All I have to do now is figure out how to get back on the wagon.

I am reading The Orchardist by Amanda Coplin.


The book has received a fair amount of critical and popular praise. Thus far, I like it. Some history, some love, some violence, some beauty, some isolation. All good things made better by combination. I’ll let you know the final verdict when I’m done reading.

I’m struggling now with trying to read without the MFA voice chattering in my year. Maybe you know that voice. The one that says, “That comma doesn’t belong. I don’t trust that narrator. That character is pretty flat.” Yeah she’s annoying, I know. Mostly I can ignore her, but not always.

Early in The Orchardist two new characters are introduced– Jane and Della. An introduction of new characters often throws that omniscient narrator’s voice into question. Here, let me show you a paragraph:

Sentence #1
“Jane disapproved of the communication between Della and the man, though she said nothing to Della about her behavior.”

Ok, I’ve found my footing. The narrator is close, in the character’s head. Even though Jane didn’t say anything we know of her disapproval. Cool, got it.

Sentence #2:
“ Perhaps Jane didn’t know about it, but that seemed unlikely, since she knew everything.”

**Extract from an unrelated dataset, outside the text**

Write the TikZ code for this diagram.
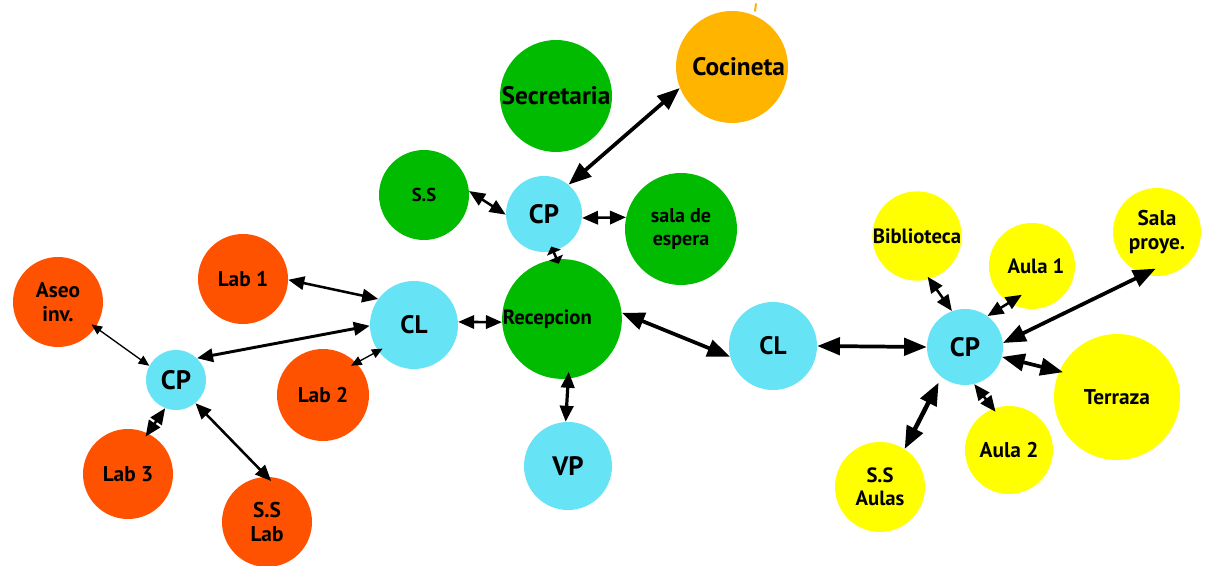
\documentclass[tikz,border=0pt]{standalone}
\usepackage{fontspec}
\setmainfont{PT Sans}
\usetikzlibrary{arrows.meta}
\definecolor{labred}{HTML}{FF5200}
\definecolor{hubcyan}{HTML}{66E4F5}
\definecolor{admgreen}{HTML}{00BB00}
\definecolor{roomyellow}{HTML}{FFFF00}
\definecolor{kitchen}{HTML}{FFB400}
\tikzset{
  room/.style={circle, inner sep=0pt, align=center, font=\linespread{1.12}\bfseries\fontsize{#1}{#1}\selectfont, text=black},
  d/.style={minimum size=#1*0.75pt},
  lab/.style={room=16, fill=labred},
  hub/.style={room=20, fill=hubcyan},
  adm/.style={room=15.5, fill=admgreen},
  aula/.style={room=15.5, fill=roomyellow},
  thinarr/.style={line width=1pt, {Triangle[length=8pt,width=7pt]}-{Triangle[length=8pt,width=7pt]}},
  medarr/.style={line width=1.9pt, {Triangle[length=12pt,width=10pt]}-{Triangle[length=12pt,width=10pt]}},
  thickarr/.style={line width=2.8pt, {Triangle[length=17pt,width=13pt]}-{Triangle[length=17pt,width=13pt]}},
  ext/.style={shorten <=-#1*0.75pt},
  exte/.style={shorten >=-#1*0.75pt}
}
\begin{document}
\begin{tikzpicture}[x=0.75pt,y=-0.75pt]
\useasboundingbox (0,0) rectangle (1208,566);
\fill[white] (0,0) rectangle (1208,566);

% laboratory wing
\node[lab, d=90] (aseo) at (58,302) {Aseo\\inv.};
\node[lab, d=90] (lab1) at (243,279) {Lab 1};
\node[lab, d=92] (lab2) at (323,395) {Lab 2};
\node[lab, d=90] (lab3) at (128,474) {Lab 3};
\node[lab, d=90] (sslab) at (267,522) {S.S\\Lab};
\node[hub, d=60] (cpL) at (176,380) {CP};
\node[hub, room=19, d=88] (clL) at (414,325) {CL};

% administration
\node[adm, room=19, d=112] (secr) at (556,96) {Secretaria};
\node[room=19, fill=kitchen, d=112] (coc) at (732,67) {\hspace*{10pt}Cocineta};
\node[adm, room=14, d=90] (ss) at (424,195) {S.S};
\node[hub, d=76] (cpT) at (544,214) {CP};
\node[adm, room=15, d=112] (sala) at (681,229) {sala de\\espera};
\node[adm, d=112] (rec) at (562,319) {\raisebox{2pt}{Recepcion\hspace*{22pt}}};
\node[hub, room=20, d=88] (vp) at (568,466) {VP};

% classroom wing
\node[hub, room=19, d=88] (clR) at (773,346) {CL};
\node[hub, d=76] (cpR) at (965,347) {CP};
\node[aula, d=88] (bib) at (917,236) {Biblioteca};
\node[aula, d=86] (aula1) at (1032,266) {\hspace*{6pt}Aula 1};
\node[aula, room=16, d=88] (salap) at (1157,232) {Sala\\proye.};
\node[aula, room=16, d=126] (terr) at (1117,397) {Terraza};
\node[aula, room=16, d=88] (aula2) at (1009,450) {Aula 2};
\node[aula, d=90] (ssa) at (880,487) {S.S\\Aulas};

% small stroke above the kitchen
\draw[kitchen, line width=1.5pt, line cap=round] (756,4) -- (755,11);

% connectors
\draw[medarr] (lab1.-1) -- (clL.144);
\draw[medarr, line width=2.2pt] (clL.181) -- (cpL.46);
\draw[thinarr, ext=5, exte=6] (clL.216) -- (lab2.44);
\draw[thinarr, ext=5] (aseo.-34) -- (cpL.152);
\draw[medarr, exte=4] (cpL.249) -- (lab3.64);
\draw[medarr, exte=6] (cpL.-50) -- (sslab.90);

\draw[thickarr] (coc.202) -- (cpT.50);
\draw[medarr] (ss.5) -- (cpT.181);
\draw[medarr] (cpT.-6) -- (sala.168);
\draw[line width=1.9pt, ext=5, exte=5, {Triangle[length=5pt,width=11pt]}-{Triangle[length=5pt,width=11pt]}] (cpT.-76) -- (rec.95);
\draw[medarr] (clL.4) -- (rec.183);
\draw[thickarr] (rec.6) -- (clR.194);
\draw[medarr, line width=2.4pt, ext=7] (rec.-84) -- (vp.93);

\draw[thickarr] (clR.east) -- (cpR.west);
\draw[medarr, ext=3] (bib.-74) -- (cpR.110);
\draw[medarr, ext=15] (aula1.238) -- (cpR.54);
\draw[thickarr, ext=13] (salap.253) -- (cpR.6);
\draw[thickarr, exte=4] (cpR.-15) -- (terr.156);
\draw[medarr, exte=4] (cpR.-76) -- (aula2.111);
\draw[thickarr, line width=3.4pt, shorten <=4.5pt] (cpR.232) -- (ssa.57);
\end{tikzpicture}
\end{document}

WTF?! What do you mean she might not have known. You just said she disapproved. Not she might have disapproved if she’d known. Not that Della expected her to disapprove. What is going on here?! How am I supposed to understand the world if dear narrator doesn’t. Oh the horror!

Yeah, I told you, she’s annoying.

I’m still reading though. That seems like a good sign for the book and a better sign for overcoming the MFA. Excessive analysis cannot ruin my love for reading. Maybe it did for a bit but that voice won’t win every time.